# Task instructions
Set all the material down again unchanged, without the pictures.

# Data shown
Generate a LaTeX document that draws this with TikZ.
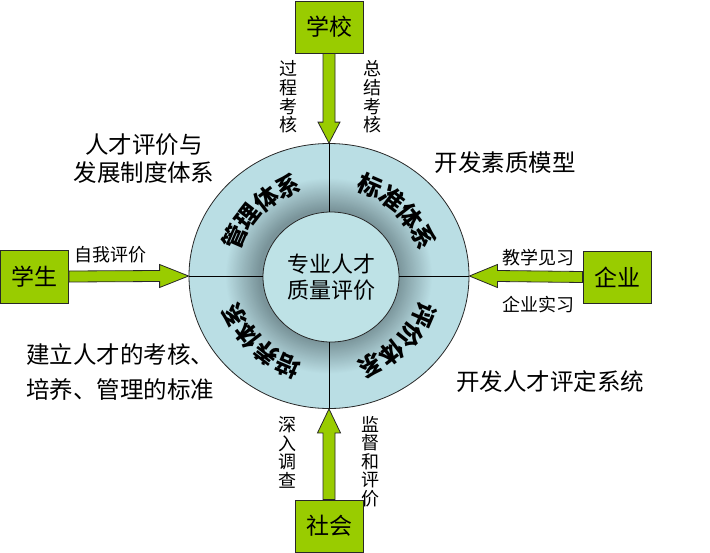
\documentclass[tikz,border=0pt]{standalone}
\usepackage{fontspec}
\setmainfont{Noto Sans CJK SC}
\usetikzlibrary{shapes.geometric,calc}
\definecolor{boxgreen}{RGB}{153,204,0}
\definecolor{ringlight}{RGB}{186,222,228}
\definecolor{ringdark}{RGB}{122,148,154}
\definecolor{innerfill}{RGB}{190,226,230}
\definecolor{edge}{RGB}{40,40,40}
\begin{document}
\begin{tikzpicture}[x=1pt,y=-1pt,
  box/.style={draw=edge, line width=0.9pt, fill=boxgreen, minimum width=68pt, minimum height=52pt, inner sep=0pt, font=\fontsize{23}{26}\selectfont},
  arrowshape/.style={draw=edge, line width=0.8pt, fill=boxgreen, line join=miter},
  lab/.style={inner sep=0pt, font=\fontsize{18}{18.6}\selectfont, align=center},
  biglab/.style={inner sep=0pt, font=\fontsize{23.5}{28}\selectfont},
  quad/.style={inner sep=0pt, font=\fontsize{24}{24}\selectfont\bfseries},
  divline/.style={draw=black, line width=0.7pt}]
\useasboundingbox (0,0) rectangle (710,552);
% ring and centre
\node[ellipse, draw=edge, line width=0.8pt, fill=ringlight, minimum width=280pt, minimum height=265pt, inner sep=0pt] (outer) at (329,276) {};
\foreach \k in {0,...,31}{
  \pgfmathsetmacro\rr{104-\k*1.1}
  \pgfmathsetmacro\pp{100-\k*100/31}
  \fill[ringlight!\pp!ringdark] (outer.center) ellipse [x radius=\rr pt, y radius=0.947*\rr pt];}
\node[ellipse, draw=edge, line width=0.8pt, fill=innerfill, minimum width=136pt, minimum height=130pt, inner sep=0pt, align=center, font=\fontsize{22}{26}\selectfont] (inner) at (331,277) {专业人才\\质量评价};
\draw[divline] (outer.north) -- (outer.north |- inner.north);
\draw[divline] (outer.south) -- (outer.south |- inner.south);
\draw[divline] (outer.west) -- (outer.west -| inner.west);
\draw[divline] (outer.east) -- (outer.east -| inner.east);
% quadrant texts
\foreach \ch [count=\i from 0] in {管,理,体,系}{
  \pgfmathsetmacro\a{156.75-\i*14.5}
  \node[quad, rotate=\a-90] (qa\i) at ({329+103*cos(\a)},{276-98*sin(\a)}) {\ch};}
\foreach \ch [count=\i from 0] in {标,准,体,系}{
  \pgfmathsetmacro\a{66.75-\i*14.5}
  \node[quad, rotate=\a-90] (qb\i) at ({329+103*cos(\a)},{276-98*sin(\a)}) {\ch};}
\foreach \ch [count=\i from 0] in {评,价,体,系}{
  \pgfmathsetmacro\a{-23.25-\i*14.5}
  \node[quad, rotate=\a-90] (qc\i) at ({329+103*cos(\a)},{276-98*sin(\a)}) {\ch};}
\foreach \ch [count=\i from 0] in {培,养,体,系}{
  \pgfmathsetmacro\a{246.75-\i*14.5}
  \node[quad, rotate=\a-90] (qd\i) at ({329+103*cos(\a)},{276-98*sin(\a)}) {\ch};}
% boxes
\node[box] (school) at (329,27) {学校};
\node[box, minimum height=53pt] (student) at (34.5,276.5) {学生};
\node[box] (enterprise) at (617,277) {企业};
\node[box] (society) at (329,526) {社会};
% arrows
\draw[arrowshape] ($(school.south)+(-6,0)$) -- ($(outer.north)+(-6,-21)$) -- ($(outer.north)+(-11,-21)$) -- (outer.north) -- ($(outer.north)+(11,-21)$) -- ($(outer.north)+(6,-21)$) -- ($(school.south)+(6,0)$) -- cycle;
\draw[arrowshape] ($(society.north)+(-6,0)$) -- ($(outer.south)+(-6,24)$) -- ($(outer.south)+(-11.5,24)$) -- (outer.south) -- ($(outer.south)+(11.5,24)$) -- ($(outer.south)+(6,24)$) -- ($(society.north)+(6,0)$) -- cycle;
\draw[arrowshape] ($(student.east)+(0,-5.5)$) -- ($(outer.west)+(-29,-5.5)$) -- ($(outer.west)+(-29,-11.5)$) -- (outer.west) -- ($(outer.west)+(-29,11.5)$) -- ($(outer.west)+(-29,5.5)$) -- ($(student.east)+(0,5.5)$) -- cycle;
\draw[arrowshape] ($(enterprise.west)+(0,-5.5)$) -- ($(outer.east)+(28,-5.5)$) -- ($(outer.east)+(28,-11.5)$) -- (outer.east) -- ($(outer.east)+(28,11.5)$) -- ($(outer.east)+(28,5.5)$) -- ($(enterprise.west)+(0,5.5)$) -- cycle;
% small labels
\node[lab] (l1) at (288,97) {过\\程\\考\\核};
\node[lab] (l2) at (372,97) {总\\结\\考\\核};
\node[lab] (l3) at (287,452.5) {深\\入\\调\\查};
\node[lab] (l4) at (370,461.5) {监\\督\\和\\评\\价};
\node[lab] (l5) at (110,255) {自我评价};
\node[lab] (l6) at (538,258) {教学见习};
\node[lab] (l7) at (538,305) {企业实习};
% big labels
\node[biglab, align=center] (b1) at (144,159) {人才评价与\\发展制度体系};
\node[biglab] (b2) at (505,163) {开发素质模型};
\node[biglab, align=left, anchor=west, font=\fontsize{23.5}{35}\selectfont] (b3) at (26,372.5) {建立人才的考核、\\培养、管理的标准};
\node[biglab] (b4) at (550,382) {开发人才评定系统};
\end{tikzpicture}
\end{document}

# Solution for this problem
Generate a LaTeX document that draws this with TikZ.
\documentclass[tikz,border=0pt]{standalone}
\usepackage{fontspec}
\setmainfont{Noto Sans CJK SC}
\usetikzlibrary{shapes.geometric,calc}
\definecolor{boxgreen}{RGB}{153,204,0}
\definecolor{ringlight}{RGB}{186,222,228}
\definecolor{ringdark}{RGB}{122,148,154}
\definecolor{innerfill}{RGB}{190,226,230}
\definecolor{edge}{RGB}{40,40,40}
\begin{document}
\begin{tikzpicture}[x=1pt,y=-1pt,
  box/.style={draw=edge, line width=0.9pt, fill=boxgreen, minimum width=68pt, minimum height=52pt, inner sep=0pt, font=\fontsize{23}{26}\selectfont},
  arrowshape/.style={draw=edge, line width=0.8pt, fill=boxgreen, line join=miter},
  lab/.style={inner sep=0pt, font=\fontsize{18}{18.6}\selectfont, align=center},
  biglab/.style={inner sep=0pt, font=\fontsize{23.5}{28}\selectfont},
  quad/.style={inner sep=0pt, font=\fontsize{24}{24}\selectfont\bfseries},
  divline/.style={draw=black, line width=0.7pt}]
\useasboundingbox (0,0) rectangle (710,552);
% ring and centre
\node[ellipse, draw=edge, line width=0.8pt, fill=ringlight, minimum width=280pt, minimum height=265pt, inner sep=0pt] (outer) at (329,276) {};
\foreach \k in {0,...,31}{
  \pgfmathsetmacro\rr{104-\k*1.1}
  \pgfmathsetmacro\pp{100-\k*100/31}
  \fill[ringlight!\pp!ringdark] (outer.center) ellipse [x radius=\rr pt, y radius=0.947*\rr pt];}
\node[ellipse, draw=edge, line width=0.8pt, fill=innerfill, minimum width=136pt, minimum height=130pt, inner sep=0pt, align=center, font=\fontsize{22}{26}\selectfont] (inner) at (331,277) {专业人才\\质量评价};
\draw[divline] (outer.north) -- (outer.north |- inner.north);
\draw[divline] (outer.south) -- (outer.south |- inner.south);
\draw[divline] (outer.west) -- (outer.west -| inner.west);
\draw[divline] (outer.east) -- (outer.east -| inner.east);
% quadrant texts
\foreach \ch [count=\i from 0] in {管,理,体,系}{
  \pgfmathsetmacro\a{156.75-\i*14.5}
  \node[quad, rotate=\a-90] (qa\i) at ({329+103*cos(\a)},{276-98*sin(\a)}) {\ch};}
\foreach \ch [count=\i from 0] in {标,准,体,系}{
  \pgfmathsetmacro\a{66.75-\i*14.5}
  \node[quad, rotate=\a-90] (qb\i) at ({329+103*cos(\a)},{276-98*sin(\a)}) {\ch};}
\foreach \ch [count=\i from 0] in {评,价,体,系}{
  \pgfmathsetmacro\a{-23.25-\i*14.5}
  \node[quad, rotate=\a-90] (qc\i) at ({329+103*cos(\a)},{276-98*sin(\a)}) {\ch};}
\foreach \ch [count=\i from 0] in {培,养,体,系}{
  \pgfmathsetmacro\a{246.75-\i*14.5}
  \node[quad, rotate=\a-90] (qd\i) at ({329+103*cos(\a)},{276-98*sin(\a)}) {\ch};}
% boxes
\node[box] (school) at (329,27) {学校};
\node[box, minimum height=53pt] (student) at (34.5,276.5) {学生};
\node[box] (enterprise) at (617,277) {企业};
\node[box] (society) at (329,526) {社会};
% arrows
\draw[arrowshape] ($(school.south)+(-6,0)$) -- ($(outer.north)+(-6,-21)$) -- ($(outer.north)+(-11,-21)$) -- (outer.north) -- ($(outer.north)+(11,-21)$) -- ($(outer.north)+(6,-21)$) -- ($(school.south)+(6,0)$) -- cycle;
\draw[arrowshape] ($(society.north)+(-6,0)$) -- ($(outer.south)+(-6,24)$) -- ($(outer.south)+(-11.5,24)$) -- (outer.south) -- ($(outer.south)+(11.5,24)$) -- ($(outer.south)+(6,24)$) -- ($(society.north)+(6,0)$) -- cycle;
\draw[arrowshape] ($(student.east)+(0,-5.5)$) -- ($(outer.west)+(-29,-5.5)$) -- ($(outer.west)+(-29,-11.5)$) -- (outer.west) -- ($(outer.west)+(-29,11.5)$) -- ($(outer.west)+(-29,5.5)$) -- ($(student.east)+(0,5.5)$) -- cycle;
\draw[arrowshape] ($(enterprise.west)+(0,-5.5)$) -- ($(outer.east)+(28,-5.5)$) -- ($(outer.east)+(28,-11.5)$) -- (outer.east) -- ($(outer.east)+(28,11.5)$) -- ($(outer.east)+(28,5.5)$) -- ($(enterprise.west)+(0,5.5)$) -- cycle;
% small labels
\node[lab] (l1) at (288,97) {过\\程\\考\\核};
\node[lab] (l2) at (372,97) {总\\结\\考\\核};
\node[lab] (l3) at (287,452.5) {深\\入\\调\\查};
\node[lab] (l4) at (370,461.5) {监\\督\\和\\评\\价};
\node[lab] (l5) at (110,255) {自我评价};
\node[lab] (l6) at (538,258) {教学见习};
\node[lab] (l7) at (538,305) {企业实习};
% big labels
\node[biglab, align=center] (b1) at (144,159) {人才评价与\\发展制度体系};
\node[biglab] (b2) at (505,163) {开发素质模型};
\node[biglab, align=left, anchor=west, font=\fontsize{23.5}{35}\selectfont] (b3) at (26,372.5) {建立人才的考核、\\培养、管理的标准};
\node[biglab] (b4) at (550,382) {开发人才评定系统};
\end{tikzpicture}
\end{document}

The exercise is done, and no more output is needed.